Parola a Tano Grasso e don Ciotti.
Tano Grasso, 59 anni, ex-commerciante, è stato presidente della prima associazione antiracket italiana costituita a Capo d'Orlando (Messina) nel 1990. È stato il fondatore e il presidente della Fai (Federazione antiracket italiana) e attualmente ne è presidente onorario. È stato deputato e componente della Commissione parlamentare antimafia dal 1992 al 1996 e ha ricoperto il ruolo di Commissario per il coordinamento delle iniziative antiracket e antiusura dal 1999 al 2001. Neppure lui è stato risparmiato da critiche e veleni.
«In questi 25 anni – spiega al sole24ore.com – ci sono state degenerazioni ed è stato facile nascondersi dietro la parola antimafia ma c'è un metodo semplice per guardare oltre la facciata e le apparenze: andare a vedere i fatti e non le parole. E tra questi, oltre alla nostra associazione, c'è Libera» (per l'intervista integrale a Tano Grasso si veda il video).
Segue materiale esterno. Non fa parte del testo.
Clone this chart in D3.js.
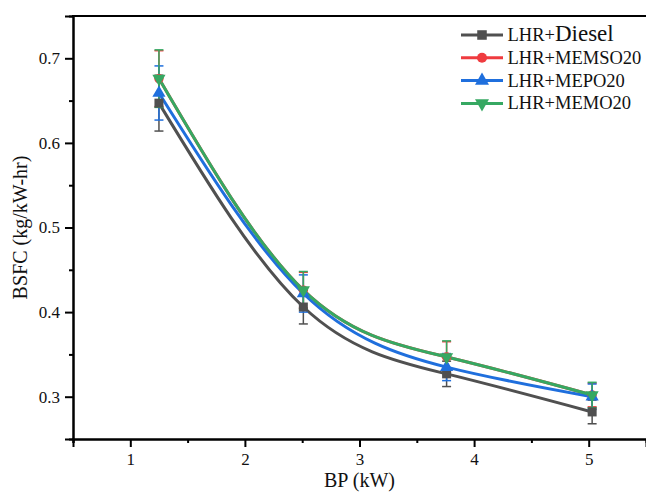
<!DOCTYPE html>
<html>
<head>
<meta charset="utf-8">
<script src="https://cdn.jsdelivr.net/npm/d3@7"></script>
<style>
  body { margin: 0; background: #fff; }
</style>
</head>
<body>
<div id="chart"></div>
<script>
// data
var bp = [1.25, 2.51, 3.76, 5.03];
var names = ["Diesel", "MEMSO20", "MEPO20", "MEMO20"];
var diesel = [0.647, 0.406, 0.327, 0.282];
var memso = [0.676, 0.426, 0.347, 0.302];
var mepo = [0.659, 0.422, 0.335, 0.300];
var memo = [0.676, 0.426, 0.347, 0.302];
var dieselErr = [0.033, 0.020, 0.015, 0.014];
var memsoErr = [0.033, 0.021, 0.018, 0.014];
var mepoErr = [0.032, 0.022, 0.016, 0.015];
var memoErr = [0.034, 0.022, 0.019, 0.015];
var xTicks = [1, 2, 3, 4, 5];
var yTicks = [0.3, 0.4, 0.5, 0.6, 0.7];

var FONT = "'Liberation Serif', 'DejaVu Serif', 'Times New Roman', serif";

var series = [
  { name: names[0], vals: diesel, err: dieselErr, color: "#505050", sym: d3.symbolSquare },
  { name: names[1], vals: memso, err: memsoErr, color: "#ef3b3f", sym: d3.symbolCircle },
  { name: names[2], vals: mepo, err: mepoErr, color: "#1f6fdd", sym: d3.symbolTriangle },
  { name: names[3], vals: memo, err: memoErr, color: "#36a862", sym: "down" }
];

var W = 646, H = 493;
var m = { left: 73, top: 16, right: 0, bottom: 54 };

var svg = d3.select("#chart").append("svg")
  .attr("width", W).attr("height", H)
  .style("font-family", FONT);

var x = d3.scaleLinear().domain([0.5, 5.5]).range([m.left, W - m.right]);
var y = d3.scaleLinear().domain([0.25, 0.75]).range([H - m.bottom, m.top]);

// axes
var xAxis = svg.append("g").attr("transform", "translate(0," + (H - m.bottom) + ")")
  .call(d3.axisBottom(x).tickValues(xTicks).tickFormat(d3.format("d")).tickSize(8).tickPadding(6));
var xMinor = svg.append("g").attr("transform", "translate(0," + (H - m.bottom) + ")")
  .call(d3.axisBottom(x).tickValues([0.5, 1.5, 2.5, 3.5, 4.5]).tickFormat("").tickSize(4));
var yAxis = svg.append("g").attr("transform", "translate(" + m.left + ",0)")
  .call(d3.axisLeft(y).tickValues(yTicks).tickFormat(d3.format(".1f")).tickSize(8).tickPadding(5));
var yMinor = svg.append("g").attr("transform", "translate(" + m.left + ",0)")
  .call(d3.axisLeft(y).tickValues([0.35, 0.45, 0.55, 0.65]).tickFormat("").tickSize(4));

[xAxis, xMinor, yAxis, yMinor].forEach(function (g) {
  g.attr("font-family", FONT);
  g.select(".domain").attr("stroke", "#000").attr("stroke-width", 2);
  g.selectAll(".tick line").attr("stroke", "#000").attr("stroke-width", 2);
  g.selectAll(".tick text").attr("font-size", 17).attr("fill", "#111")
    .attr("font-family", FONT);
});

// top frame line
svg.append("line")
  .attr("x1", m.left - 1).attr("x2", W)
  .attr("y1", y(0.75)).attr("y2", y(0.75))
  .attr("stroke", "#000").attr("stroke-width", 2);

// titles
svg.append("text")
  .attr("x", (x(0.5) + x(5.5)) / 2).attr("y", 487)
  .attr("text-anchor", "middle").attr("font-size", 20)
  .attr("font-family", FONT).attr("fill", "#111")
  .text("BP (kW)");
svg.append("text")
  .attr("transform", "translate(27," + y(0.5) + ") rotate(-90)")
  .attr("text-anchor", "middle").attr("font-size", 20)
  .attr("font-family", FONT).attr("fill", "#111")
  .text("BSFC (kg/kW-hr)");

function symbolPath(s, size) {
  if (s === "down") {
    return d3.symbol().type(d3.symbolTriangle).size(size)();
  }
  return d3.symbol().type(s).size(size)();
}
function symSize(s) {
  if (s === d3.symbolSquare) return 81;
  if (s === d3.symbolCircle) return 70;
  return 75;
}

var line = d3.line()
  .x(function (d) { return x(d[0]); })
  .y(function (d) { return y(d[1]); })
  .curve(d3.curveNatural);

var plot = svg.append("g");

// lines
series.forEach(function (s) {
  var pts = bp.map(function (b, i) { return [b, s.vals[i]]; });
  plot.append("path")
    .attr("d", line(pts))
    .attr("fill", "none")
    .attr("stroke", s.color)
    .attr("stroke-width", 3);
});

// error bars
series.forEach(function (s) {
  bp.forEach(function (b, i) {
    var cx = x(b), y1 = y(s.vals[i] + s.err[i]), y2 = y(s.vals[i] - s.err[i]);
    plot.append("line").attr("x1", cx).attr("x2", cx).attr("y1", y1).attr("y2", y2)
      .attr("stroke", s.color).attr("stroke-width", 1.5);
    [y1, y2].forEach(function (yy) {
      plot.append("line").attr("x1", cx - 4.5).attr("x2", cx + 4.5).attr("y1", yy).attr("y2", yy)
        .attr("stroke", s.color).attr("stroke-width", 1.5);
    });
  });
});

// markers
series.forEach(function (s) {
  plot.selectAll(null).data(bp).enter().append("path")
    .attr("d", symbolPath(s.sym, symSize(s.sym)))
    .attr("transform", function (b, i) {
      var t = "translate(" + x(b) + "," + y(s.vals[i]) + ")";
      return s.sym === "down" ? t + " rotate(180)" : t;
    })
    .attr("fill", s.color);
});

// legend
var leg = svg.append("g").attr("transform", "translate(461,35)");
series.forEach(function (s, i) {
  var g = leg.append("g").attr("transform", "translate(0," + (i * 22.8) + ")");
  g.append("line").attr("x1", 0).attr("x2", 42).attr("y1", 0).attr("y2", 0)
    .attr("stroke", s.color).attr("stroke-width", 3);
  g.append("path")
    .attr("d", symbolPath(s.sym, symSize(s.sym) + 10))
    .attr("transform", "translate(21,0)" + (s.sym === "down" ? " rotate(180)" : ""))
    .attr("fill", s.color);
  var t = g.append("text").attr("x", 46.5).attr("y", 6).attr("font-size", 18.5)
    .attr("font-family", FONT).attr("fill", "#111");
  t.append("tspan").text("LHR+");
  t.append("tspan").attr("font-size", i === 0 ? 23 : 18.5).text(s.name);
});
</script>
</body>
</html>
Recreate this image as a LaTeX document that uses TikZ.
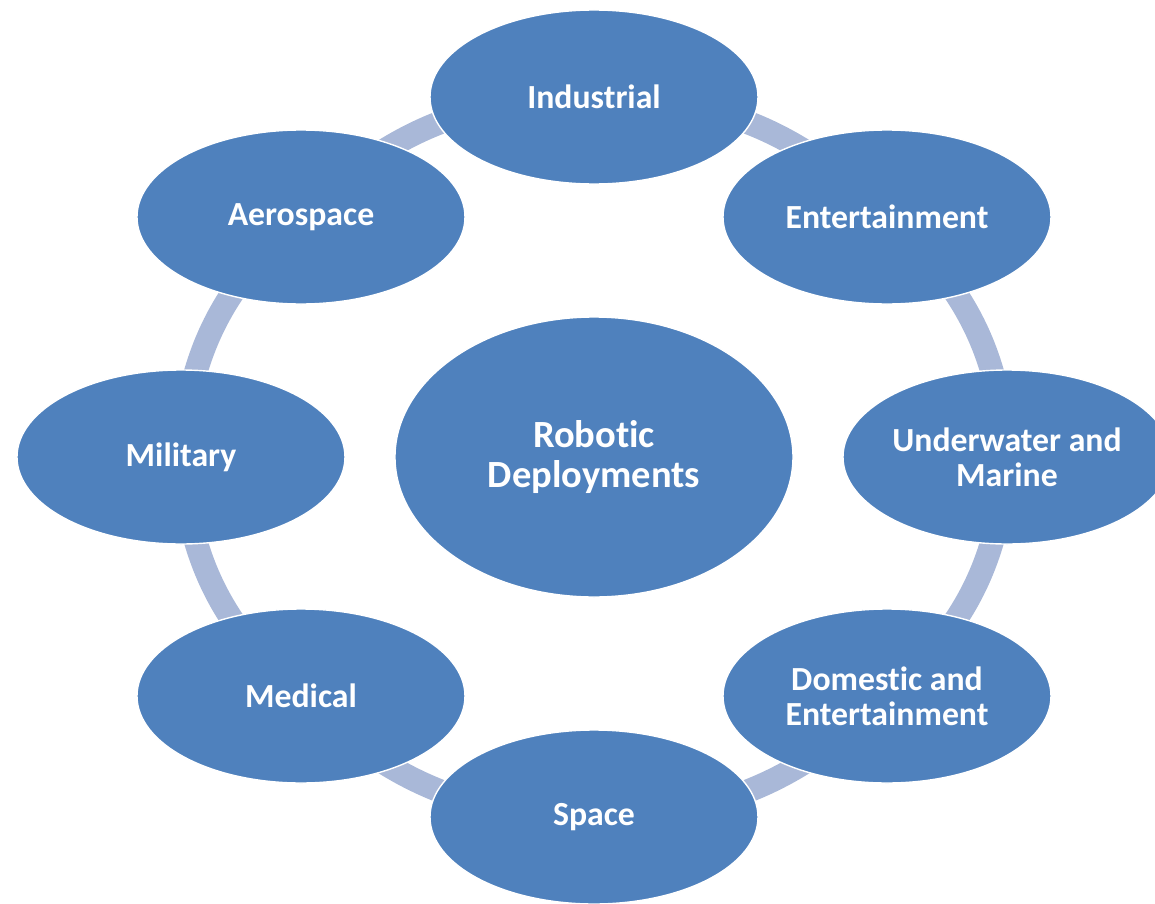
\documentclass[tikz,border=0pt]{standalone}
\usepackage{fontspec}
\setmainfont{Carlito}[Ligatures=NoCommon]
\usetikzlibrary{shapes.geometric, backgrounds}

\begin{document}
\begin{tikzpicture}[
area/.style={ellipse, draw=white, line width=0.8pt, fill=ringblue, text=white, inner sep=0pt, align=center, minimum width=6.56cm, minimum height=3.48cm, font=\bfseries\fontsize{19.2}{20}\selectfont},
hubarea/.style={area, minimum width=7.96cm, minimum height=5.6cm, font=\bfseries\fontsize{21.9}{22.6}\selectfont},
link/.style={draw=linkblue, line width=0.47cm} ]

% Define colors
\definecolor{ringblue}{RGB}{79, 129, 189}
\definecolor{linkblue}{RGB}{169, 184, 216}

\useasboundingbox (-11.88,-8.92) rectangle (11.22,9.14);

% Nodes
\node[hubarea] (hub) at (0,0) {Robotic\\ Deployments};
\node[area] (industrial) at (0,7.2) {Industrial};
\node[area] (entertain) at (5.86,4.8) {Entertainment};
\node[area] (marine) at (8.26,0) {Underwater and\\ Marine};
\node[area] (domestic) at (5.86,-4.78) {Domestic and\\ Entertainment};
\node[area] (space) at (0,-7.2) {Space};
\node[area] (medical) at (-5.86,-4.78) {Medical};
\node[area] (military) at (-8.26,0) {Military};
\node[area] (aerospace) at (-5.86,4.8) {Aerospace};

% Links
\begin{scope}[on background layer]
\draw[link] (industrial.center) to[bend left=22] (entertain.center);
\draw[link] (entertain.center) to[bend left=22] (marine.center);
\draw[link] (marine.center) to[bend left=22] (domestic.center);
\draw[link] (domestic.center) to[bend left=22] (space.center);
\draw[link] (space.center) to[bend left=22] (medical.center);
\draw[link] (medical.center) to[bend left=22] (military.center);
\draw[link] (military.center) to[bend left=22] (aerospace.center);
\draw[link] (aerospace.center) to[bend left=22] (industrial.center);
\end{scope}

\end{tikzpicture}
\end{document}
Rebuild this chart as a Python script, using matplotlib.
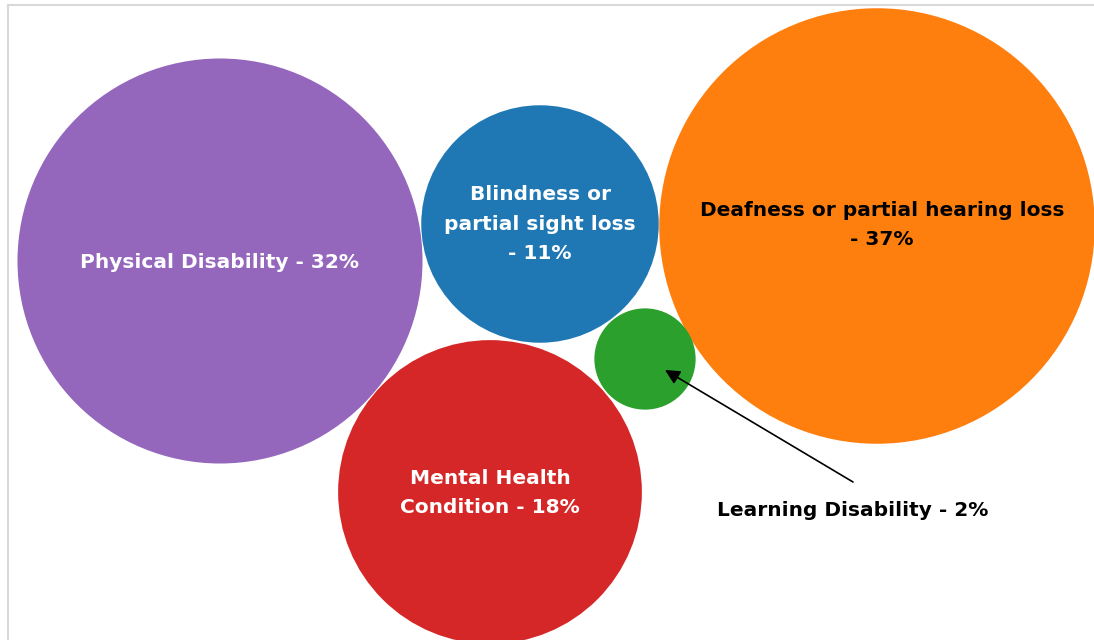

Già, c'è Libera, fondata il 25 marzo 1995 da don Luigi Ciotti che al sole24ore.com dice che «in questi anni “antimafia” è diventata una parola sospetta, uno strumento usato spesso per dotarsi di una falsa credibilità, quando non un paravento per azioni illecite. Abbiamo scoperto che gli stessi mafiosi, in alcune circostanze, si sono presentati nel nome dell'antimafia. Ma l'antimafia è un fatto di coscienza, un impegno costruito e comprovato dai fatti, non una carta d'identità da esibire a seconda delle circostanze. Non possiamo permetterci queste ombre, queste ambiguità. Non ce lo permettono le tante realtà, laiche e di Chiesa, che s'impegnano per ridare speranza e opportunità in contesti anche molto difficili. Non ce lo permette il migliaio di vittime delle mafie, persone che sono state uccise per un ideale di giustizia e di democrazia che sta a noi realizzare».

Buon antimafia (dei fatti) a tutti nei giorni in cui la memoria del giudice Falcone diventa sempre più viva in milioni di italiani.